On October 14, the Federal Court of Canada, in its decision in Amazon.com, Inc. v. The Commissioner of Patents, 2010 FC 1011, re-opened the door to business method patents in Canada and provided long-awaited guidance on what technology is patentable in Canada.
Importantly for patent applicants, the court unequivocally rejected the rationale underlying the novel approach that the Canadian Intellectual Property Office (CIPO) had recently been applying to determine whether subject matter of patent applications is eligible for patent protection. That approach has resulted in the rejection of patent subject matter in fields as diverse as computer systems and biotechnology.
The guidance provided by the court suggests that a wider range of high-tech businesses will now be able to protect their intellectual property in Canada using patents.
The Amazon.com decision arose from an appeal of the decision of the commissioner of patents on Canadian patent application No. 2,246,933 (the Amazon One-click application).
The Amazon One-click application contained system and method claims directed to single-action (“one-click”) on-line ordering of goods using a transmitted client identifier associated with purchaser-specific account information stored at a computer system.

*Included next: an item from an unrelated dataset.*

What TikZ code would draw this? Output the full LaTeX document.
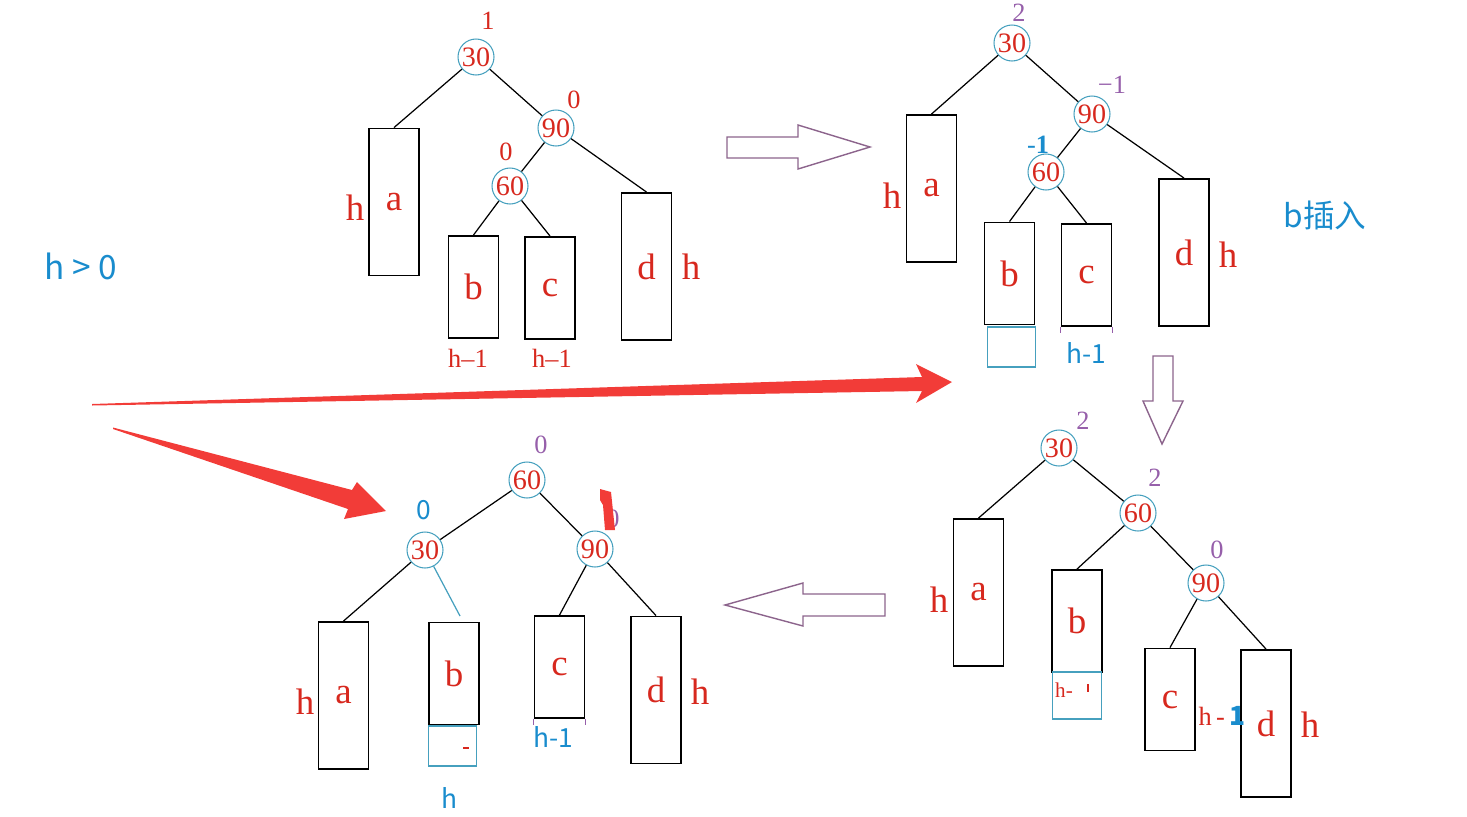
\documentclass[tikz,border=0pt]{standalone}
\usepackage{fontspec}
\setmainfont{Liberation Serif}
\newfontfamily\cjk{Noto Sans CJK SC}
\usepackage{xcolor}
\definecolor{keyred}{RGB}{215,40,30}
\definecolor{ringteal}{RGB}{70,160,190}
\definecolor{bfpurple}{RGB}{150,95,170}
\definecolor{hblue}{RGB}{25,140,205}
\definecolor{arrpurple}{RGB}{140,100,140}
\definecolor{bigred}{RGB}{242,60,56}
\usepackage{tikz}

\begin{document}
\begin{tikzpicture}[x=0.02cm,y=-0.02cm,
  keynode/.style={circle,draw=ringteal,line width=0.6pt,minimum size=0.72cm,inner sep=0pt,font=\fontsize{16}{16}\selectfont,text=keyred},
  tallbox/.style={draw=black,line width=1.1pt,minimum width=1cm,minimum height=2.94cm,inner sep=0pt,font=\fontsize{21}{21}\selectfont,text=keyred},
  shortbox/.style={tallbox,minimum height=2.04cm},
  newbox/.style={draw=ringteal,line width=0.8pt,minimum width=0.97cm,minimum height=0.8cm,inner sep=0pt},
  ht/.style={font=\fontsize{21}{21}\selectfont,text=keyred,inner sep=0pt},
  hsmall/.style={font=\fontsize{15}{15}\selectfont,text=keyred,inner sep=0pt},
  bfac/.style={font=\fontsize{15}{15}\selectfont,inner sep=0pt},
  note/.style={font=\cjk\fontsize{15}{15}\selectfont,text=hblue,inner sep=0pt},
  link/.style={line width=0.7pt},
  hollow/.style={draw=arrpurple,line width=0.8pt},
  bigarrow/.style={fill=bigred}
]
  \useasboundingbox (0,0) rectangle (1467,816);

  \node[note,font=\cjk\fontsize{19}{19}\selectfont] (cond) at (81,266) {h > 0};

  % Tree 1: before insertion
  \node[keynode] (t1n30) at (476,57) {30};
  \node[keynode] (t1n90) at (556,128) {90};
  \node[keynode] (t1n60) at (510,186) {60};
  \node[tallbox] (t1a) at (394,202) {a};
  \node[shortbox] (t1b) at (473.5,287) {b};
  \node[shortbox] (t1c) at (550,288) {c};
  \node[tallbox] (t1d) at (646.5,266.5) {d};
  \node[bfac,text=keyred] (t1f30) at (488,21) {1};
  \node[bfac,text=keyred] (t1f90) at (574,100) {0};
  \node[bfac,text=keyred] (t1f60) at (506,152) {0};
  \node[ht] (t1ha) at (355,208) {h};
  \node[ht] (t1hd) at (691,267) {h};
  \node[hsmall] (t1hb) at (468,358) {h–1};
  \node[hsmall] (t1hc) at (552,358) {h–1};
  \draw[link] (t1n30) -- (t1a.north);
  \draw[link] (t1n30) -- (t1n90);
  \draw[link] (t1n90) -- (t1n60);
  \draw[link] (t1n90) -- (t1d.north);
  \draw[link] (t1n60) -- (t1b.north);
  \draw[link] (t1n60) -- (t1c.north);

  % Tree 2: b grows
  \node[keynode] (t2n30) at (1012,43) {30};
  \node[keynode] (t2n90) at (1092,114) {90};
  \node[keynode] (t2n60) at (1046,172) {60};
  \node[tallbox] (t2a) at (931.5,188.5) {a};
  \node[shortbox] (t2b) at (1009.5,273.5) {b};
  \node[newbox] (t2bx) at (1011.5,347) {};
  \node[shortbox] (t2c) at (1086.5,275) {c};
  \node[tallbox] (t2d) at (1184,252.5) {d};
  \node[bfac,text=bfpurple] (t2f30) at (1019,13) {2};
  \node[bfac,text=bfpurple] (t2f90) at (1112,85) {−1};
  \node[bfac,text=hblue] (t2f60) at (1038,145) {-\textbf{1}};
  \node[ht] (t2ha) at (892,196) {h};
  \node[ht] (t2hd) at (1228,255) {h};
  \node[note] (t2hc) at (1086,353) {h-1};
  \node[note,font=\cjk\fontsize{18}{18}\selectfont] (ins) at (1325,215) {b插入};
  \draw[bfpurple] (t2c.south west) -- ++(0,6) (t2c.south east) -- ++(0,6);
  \draw[link] (t2n30) -- (t2a.north);
  \draw[link] (t2n30) -- (t2n90);
  \draw[link] (t2n90) -- (t2n60);
  \draw[link] (t2n90) -- (t2d.north);
  \draw[link] (t2n60) -- (t2b.north);
  \draw[link] (t2n60) -- (t2c.north);

  % Tree 3: after right rotation at 90
  \node[keynode] (t3n30) at (1059,448) {30};
  \node[keynode] (t3n60) at (1138,513) {60};
  \node[keynode] (t3n90) at (1206,583) {90};
  \node[tallbox] (t3a) at (978.5,592.5) {a};
  \node[shortbox] (t3b) at (1077,621) {b};
  \node[newbox,minimum height=0.94cm] (t3bx) at (1077,695.5) {};
  \node[shortbox] (t3c) at (1170,699.5) {c};
  \node[tallbox] (t3d) at (1266,723.5) {d};
  \node[bfac,text=bfpurple] (t3f30) at (1083,421) {2};
  \node[bfac,text=bfpurple] (t3f60) at (1155,478) {2};
  \node[bfac,text=bfpurple] (t3f90) at (1217,550) {0};
  \node[ht] (t3ha) at (939,600) {h};
  \node[ht] (t3hd) at (1310,725) {h};
  \node[hsmall,font=\fontsize{12}{12}\selectfont] (t3hb) at (1064,690) {h-};
  \draw[keyred,line width=0.6pt] (1088,684) -- (1088,692);
  \node[hsmall] (t3hc) at (1222,716) {h\,-\,\textcolor{hblue}{\cjk\bfseries 1}};
  \draw[link] (t3n30) -- (t3a.north);
  \draw[link] (t3n30) -- (t3n60);
  \draw[link] (t3n60) -- (t3b.north);
  \draw[link] (t3n60) -- (t3n90);
  \draw[link] (t3n90) -- (t3c.north);
  \draw[link] (t3n90) -- (t3d.north);

  % Tree 4: after left rotation at 30
  \node[keynode] (t4n60) at (527,480) {60};
  \node[keynode] (t4n30) at (425,550) {30};
  \node[keynode] (t4n90) at (595,549) {90};
  \node[tallbox] (t4a) at (343.5,695.5) {a};
  \node[shortbox] (t4b) at (454,673.5) {b};
  \node[newbox] (t4bx) at (452.5,746) {};
  \node[shortbox] (t4c) at (559.5,667) {c};
  \node[tallbox] (t4d) at (656,690) {d};
  \node[bfac,text=bfpurple] (t4f60) at (541,445) {0};
  \node[bfac,text=hblue,font=\cjk\fontsize{15}{15}\selectfont] (t4f30) at (424,510) {0};
  \node[bfac,text=bfpurple] (t4f90) at (613,519) {0};
  \fill[bigred] (600,489) -- (611,492) -- (615,530) -- (605,530) -- (603,505) -- (600,500) -- cycle;
  \node[ht] (t4ha) at (305,702) {h};
  \node[ht] (t4hd) at (700,692) {h};
  \node[note] (t4hb) at (449,798) {h};
  \node[note] (t4hc) at (553,737) {h-1};
  \draw[keyred,line width=0.6pt] (463,748) -- (469,748);
  \draw[bfpurple] (t4c.south west) -- ++(0,6) (t4c.south east) -- ++(0,6);
  \coordinate (t4bt) at (460,616);
  \draw[link] (t4n60) -- (t4n30);
  \draw[link] (t4n60) -- (t4n90);
  \draw[link] (t4n30) -- (t4a.north);
  \draw[link,draw=ringteal] (t4n30) -- (t4bt);
  \draw[link] (t4n90) -- (t4c.north);
  \draw[link] (t4n90) -- (t4d.north);

  % hollow arrows between the steps
  \draw[hollow] (727,137) -- (798,137) -- (798,125) -- (870,147) -- (798,169) -- (798,158) -- (727,158) -- cycle;
  \draw[hollow] (1153,356) -- (1173,356) -- (1173,401) -- (1183,401) -- (1162,444) -- (1143,401) -- (1153,401) -- cycle;
  \draw[hollow] (885,594) -- (803,594) -- (803,583) -- (725,605) -- (803,626) -- (803,616) -- (885,616) -- cycle;

  % red pointers
  \fill[bigarrow] (92,404) -- (922,377) -- (916,364) -- (952,382) -- (916,403) -- (922,391) -- (92,405.5) -- cycle;
  \fill[bigarrow] (113,427.5) -- (352,490) -- (357,482) -- (386,511) -- (344,519) -- (348,509) -- (113,429) -- cycle;
\end{tikzpicture}
\end{document}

The commissioner’s decision rejected the claims on grounds including that the subject matter of the claims was “non-statutory,” that is, ineligible for patent protection under the Patent Act. In rejecting the claims as non-statutory, the commissioner, in the words of the court in the Amazon.com decision, “in effect created a test for assessing patentable subject matter, outlined new exclusions and requirements for patentability and outlined her view of the scope of patentable ‘art.’”
Since the decision was released, CIPO’s patent examiners have aggressively applied the commissioner’s approach to pending patent applications, and many patent applicants have faced claim rejections based on that approach.
In its decision on the appeal, the court dismissed elements of the commissioner’s approach as “not supported by recent Canadian jurisprudence or the Patent Act,” “too restrictive” and “novel and unnecessary.” Weaving a canvas of the leading Canadian judicial authorities on patentable subject matter into a demolition of the commissioner’s approach, the court made several important points:
- there is no categorical business method exclusion in Canada;
- the determination of whether a claim is patentable subject matter looks at the invention as a whole; only where all of the essential elements of the claim, as determined by a purposive construction, are abstract will the claim be an unpatentable disembodied idea; and
- though patentable subject matter must “manifest in some way so that it is no longer simply a scheme or idea,” this is a matter of “practical application” and not a question of “merely the physicality of the invention” – it is not necessary that the physical effect be of the inventive concept itself or that a material object physically changes into another thing.
In applying the law to the Amazon One-click application, the court found that:
- the described components of the application’s online ordering system claim (e.g., a computer) are essential elements in implementing an online ordering system;
- the application’s claims are directed to a practical application of the One-click concept, put into action through the use of cookies, computers, the Internet and the customer’s own action; and
- the “physical effect” transformation or change of character resides in the customer manipulating his or her computer and creating an order. It doesn’t matter that the “goods” ordered are not physically changed.
In the result, the court remanded the Amazon One-click application to the examiner for further examination on any remaining grounds of patentability, with a direction that the claims constitute patent-eligible subject matter.
The commissioner has appealed the decision. The appeal is likely to be heard in the second half of 2011.